When there are many factors that we have identified as being potentially important, then the \(2^k\) runs required for a full factorial can quickly become large and too costly to implement.

For example, you are responsible for a cell-culture bioreactor at a pharmaceutical company and there is a drive to minimize the production of an inhibiting by-product. Variables thought to be related with this by-product are: two types of T = temperature profile (\(T_{-}\): a slow ramp over time or \(T_{+}\) a fast initial ramp then constant temperature), the D = dissolved oxygen at a low and high level, the A = agitation rate at a slow and faster speed, P = pH at a low and high level, and two blends of S = substrate type.
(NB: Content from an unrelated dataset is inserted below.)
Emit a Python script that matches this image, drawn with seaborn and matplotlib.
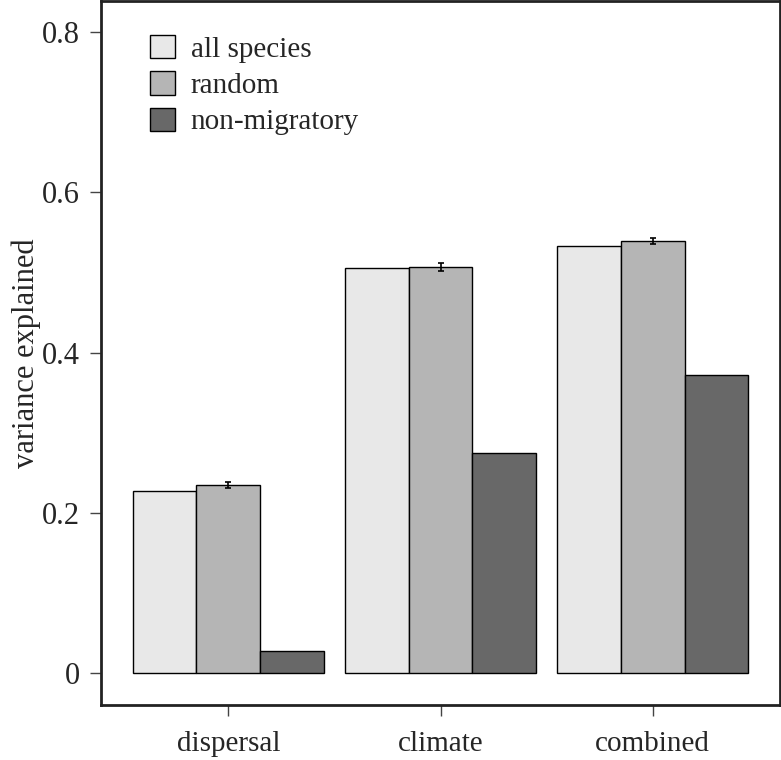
import pandas as pd
import seaborn as sns
import matplotlib.pyplot as plt

# values
categories = ['dispersal', 'climate', 'combined']
groups = ['all species', 'random', 'non-migratory']
all_species = [0.227, 0.505, 0.533]
random_sets = [0.235, 0.507, 0.539]
non_migratory = [0.028, 0.275, 0.372]
random_err = [0.004, 0.005, 0.004]
colours = ['#e8e8e8', '#b5b5b5', '#686868']

df = pd.DataFrame({
    'predictor': categories * 3,
    'group': [g for g in groups for _ in categories],
    'variance': all_species + random_sets + non_migratory,
})

sns.set_style('ticks')
plt.rcParams['font.family'] = ['Liberation Serif', 'DejaVu Serif']

fig = plt.figure(figsize=(7.81, 7.6), dpi=100)
ax = fig.add_axes([0.1293, 0.0724, 0.8695, 0.9263])

sns.barplot(data=df, x='predictor', y='variance', hue='group',
            order=categories, hue_order=groups, palette=colours,
            width=0.9, gap=0, edgecolor='black', linewidth=1,
            errorbar=None, saturation=1, ax=ax)

# error bars on the random-subset bars
bars = ax.containers[1]
xs = [b.get_x() + b.get_width() / 2 for b in bars]
ax.errorbar(xs, random_sets, yerr=random_err, fmt='none', ecolor='black',
            elinewidth=1.2, capsize=2.5, capthick=1.2, zorder=5)

ax.set_xlim(-0.6, 2.6)
ax.set_ylim(-0.04, 0.839)
ax.set_yticks([0, 0.2, 0.4, 0.6, 0.8])
ax.set_yticklabels(['0', '0.2', '0.4', '0.6', '0.8'])
ax.set_xlabel('')
ax.set_ylabel('variance explained', fontsize=22, labelpad=1)
ax.tick_params(axis='both', width=1, length=8, color='#444444')
ax.tick_params(axis='x', labelsize=21, pad=11)
ax.tick_params(axis='y', labelsize=22, pad=7)
for s in ax.spines.values():
    s.set_visible(True)
    s.set_linewidth(2)
    s.set_color('#222222')

handles, labels = ax.get_legend_handles_labels()
ax.legend(handles=handles, labels=labels, loc='upper left',
          bbox_to_anchor=(0.055, 0.968), frameon=False, fontsize=21,
          handlelength=0.85, handleheight=0.85, handletextpad=0.55,
          labelspacing=0.29, borderaxespad=0)

fig.savefig('out.png', dpi=100)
These five factors, at two levels, require \(2^5 = 32\) runs. It would take almost a year to collect the data at all the combinations of T, D, A, P and S if each experiment requires 10 days (typical in this industry), and if parallel reactors are not available.

Furthermore, we are probably interested in only the 5 main effects and 10 two-factor interactions (2fi). The remaining 10 three-factor interactions, 5 four-factor interactions, a single five-factor interaction are likely not too important either, at least initially. A full factorial would estimate 32 effects, even if we likely only interested in at most 16 of them (5 main effects + 10 of the 2fi’s + 1 intercept).

Running a half fraction, or quarter fraction, of the full set will allow us to estimate the main effects and two-factor interactions (2fi) in many cases, at the expense of confounding the higher interactions. [We will explain exactly what is meant by that term confounding later on, but for now you can interpret it is as ‘confused with’].

For many real systems it is the main effects that are mostly of interest, and at most two-factor interactions. Very very seldom do three-factor interactions occur, nor are they often of practical significance. As such, we are willing to allow some confounding (confusing) with these factors.

So let’s move into this section where we show how to construct and analyze these fractional factorials, which are tremendously useful when screening many variables - especially for a first-pass at experimenting on a new system. They are used when you, as the experimenter, suspect that you have more factors on your list than are actually needed. Which ones can you eliminate?